WHAT NEEDS TO BE DONE – Your task is to repeat all of the data exactly while excluding the pictures.

INFORMATION PROVIDED –
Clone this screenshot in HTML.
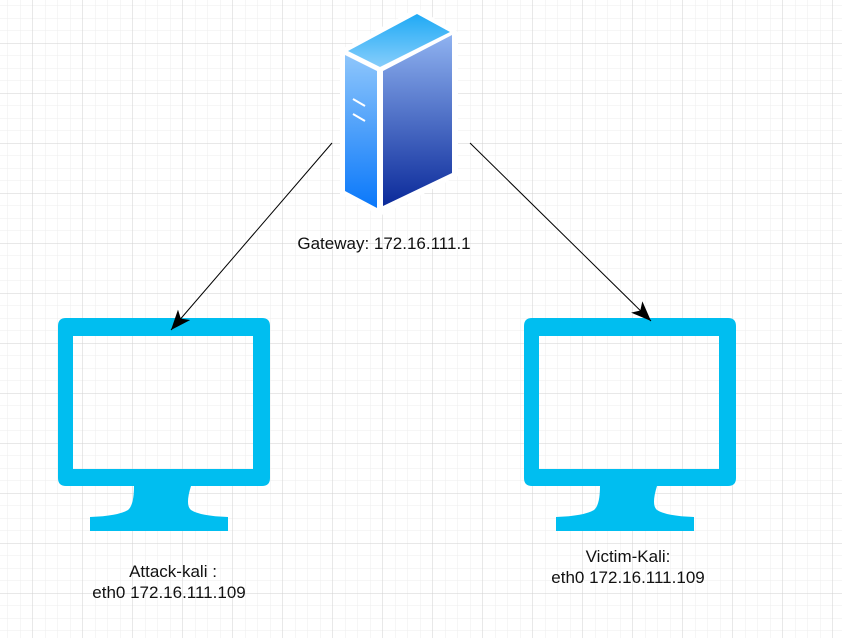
<!DOCTYPE html>
<html><head><style>
html,body{margin:0;padding:0;background:#fff}
svg{display:block}
text{font-family:"Liberation Sans",Arial,sans-serif;font-size:17px;fill:#111}
</style></head><body>
<svg width="842" height="638" viewBox="0 0 842 638" xmlns="http://www.w3.org/2000/svg">
<defs>
<pattern id="minor" x="7.5" y="5.5" width="12.5" height="12.5" patternUnits="userSpaceOnUse">
<path d="M0 0H12.5M0 0V12.5" stroke="#eeeeee" stroke-width="1" fill="none"/>
</pattern>
<pattern id="major" x="32.5" y="43" width="50" height="50" patternUnits="userSpaceOnUse">
<path d="M0 0H50M0 0V50" stroke="#d2d2d2" stroke-width="1" fill="none"/>
</pattern>
<linearGradient id="top" x1="0" y1="0" x2="0" y2="1"><stop offset="0" stop-color="#1faaf5"/><stop offset="1" stop-color="#86cdfb"/></linearGradient>
<linearGradient id="left" x1="0" y1="0" x2="0" y2="1"><stop offset="0" stop-color="#8ec6fb"/><stop offset="1" stop-color="#0a78fa"/></linearGradient>
<linearGradient id="right" x1="0" y1="0" x2="0" y2="1"><stop offset="0" stop-color="#8fb2f0"/><stop offset="1" stop-color="#0b2a9a"/></linearGradient>
<marker id="ah" markerWidth="22" markerHeight="22" refX="20" refY="8" orient="auto" markerUnits="userSpaceOnUse">
<path d="M0 0L20 8L0 16L5 8Z" fill="#000"/>
</marker>
</defs>
<rect width="842" height="638" fill="url(#minor)"/>
<rect width="842" height="638" fill="url(#major)"/>

<g>
<path d="M340 50L417 8L458 32L458 176L380 216L340 194Z" fill="#fff"/>
<path d="M348 51L417 14L450 32L380 67Z" fill="url(#top)"/>
<path d="M345 55L377 71L377 208L345 191Z" fill="url(#left)"/>
<path d="M383 71L452 35L452 173L383 206Z" fill="url(#right)"/>
<path d="M353 99L365 106M353 114L365 121" stroke="#fff" stroke-width="2"/>
</g>

<g fill="#00bef0">
<path fill-rule="evenodd" d="M66 318H262Q270 318 270 326V478Q270 486 262 486H66Q58 486 58 478V326Q58 318 66 318ZM73 336V469H253V336Z"/>
<path d="M134 486H191Q185 505 191 510Q200 516 228 517V531H90V517Q118 516 128 510Q134 505 134 486Z"/>
</g>
<g fill="#00bef0" transform="translate(466,0)">
<path fill-rule="evenodd" d="M66 318H262Q270 318 270 326V478Q270 486 262 486H66Q58 486 58 478V326Q58 318 66 318ZM73 336V469H253V336Z"/>
<path d="M134 486H191Q185 505 191 510Q200 516 228 517V531H90V517Q118 516 128 510Q134 505 134 486Z"/>
</g>

<line x1="332" y1="143" x2="171" y2="330" stroke="#000" stroke-width="1" marker-end="url(#ah)"/>
<line x1="470" y1="143" x2="651" y2="321" stroke="#000" stroke-width="1" marker-end="url(#ah)"/>

<text x="384" y="249" text-anchor="middle">Gateway: 172.16.111.1</text>
<text x="173" y="577" text-anchor="middle">Attack-kali :</text>
<text x="169" y="598" text-anchor="middle">eth0 172.16.111.109</text>
<text x="628" y="562" text-anchor="middle">Victim-Kali:</text>
<text x="628" y="583" text-anchor="middle">eth0 172.16.111.109</text>
</svg>
</body></html>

FINISHED ANSWER –
Clone this screenshot in HTML.
<!DOCTYPE html>
<html><head><style>
html,body{margin:0;padding:0;background:#fff}
svg{display:block}
text{font-family:"Liberation Sans",Arial,sans-serif;font-size:17px;fill:#111}
</style></head><body>
<svg width="842" height="638" viewBox="0 0 842 638" xmlns="http://www.w3.org/2000/svg">
<defs>
<pattern id="minor" x="7.5" y="5.5" width="12.5" height="12.5" patternUnits="userSpaceOnUse">
<path d="M0 0H12.5M0 0V12.5" stroke="#eeeeee" stroke-width="1" fill="none"/>
</pattern>
<pattern id="major" x="32.5" y="43" width="50" height="50" patternUnits="userSpaceOnUse">
<path d="M0 0H50M0 0V50" stroke="#d2d2d2" stroke-width="1" fill="none"/>
</pattern>
<linearGradient id="top" x1="0" y1="0" x2="0" y2="1"><stop offset="0" stop-color="#1faaf5"/><stop offset="1" stop-color="#86cdfb"/></linearGradient>
<linearGradient id="left" x1="0" y1="0" x2="0" y2="1"><stop offset="0" stop-color="#8ec6fb"/><stop offset="1" stop-color="#0a78fa"/></linearGradient>
<linearGradient id="right" x1="0" y1="0" x2="0" y2="1"><stop offset="0" stop-color="#8fb2f0"/><stop offset="1" stop-color="#0b2a9a"/></linearGradient>
<marker id="ah" markerWidth="22" markerHeight="22" refX="20" refY="8" orient="auto" markerUnits="userSpaceOnUse">
<path d="M0 0L20 8L0 16L5 8Z" fill="#000"/>
</marker>
</defs>
<rect width="842" height="638" fill="url(#minor)"/>
<rect width="842" height="638" fill="url(#major)"/>

<g>
<path d="M340 50L417 8L458 32L458 176L380 216L340 194Z" fill="#fff"/>
<path d="M348 51L417 14L450 32L380 67Z" fill="url(#top)"/>
<path d="M345 55L377 71L377 208L345 191Z" fill="url(#left)"/>
<path d="M383 71L452 35L452 173L383 206Z" fill="url(#right)"/>
<path d="M353 99L365 106M353 114L365 121" stroke="#fff" stroke-width="2"/>
</g>

<g fill="#00bef0">
<path fill-rule="evenodd" d="M66 318H262Q270 318 270 326V478Q270 486 262 486H66Q58 486 58 478V326Q58 318 66 318ZM73 336V469H253V336Z"/>
<path d="M134 486H191Q185 505 191 510Q200 516 228 517V531H90V517Q118 516 128 510Q134 505 134 486Z"/>
</g>
<g fill="#00bef0" transform="translate(466,0)">
<path fill-rule="evenodd" d="M66 318H262Q270 318 270 326V478Q270 486 262 486H66Q58 486 58 478V326Q58 318 66 318ZM73 336V469H253V336Z"/>
<path d="M134 486H191Q185 505 191 510Q200 516 228 517V531H90V517Q118 516 128 510Q134 505 134 486Z"/>
</g>

<line x1="332" y1="143" x2="171" y2="330" stroke="#000" stroke-width="1" marker-end="url(#ah)"/>
<line x1="470" y1="143" x2="651" y2="321" stroke="#000" stroke-width="1" marker-end="url(#ah)"/>

<text x="384" y="249" text-anchor="middle">Gateway: 172.16.111.1</text>
<text x="173" y="577" text-anchor="middle">Attack-kali :</text>
<text x="169" y="598" text-anchor="middle">eth0 172.16.111.109</text>
<text x="628" y="562" text-anchor="middle">Victim-Kali:</text>
<text x="628" y="583" text-anchor="middle">eth0 172.16.111.109</text>
</svg>
</body></html>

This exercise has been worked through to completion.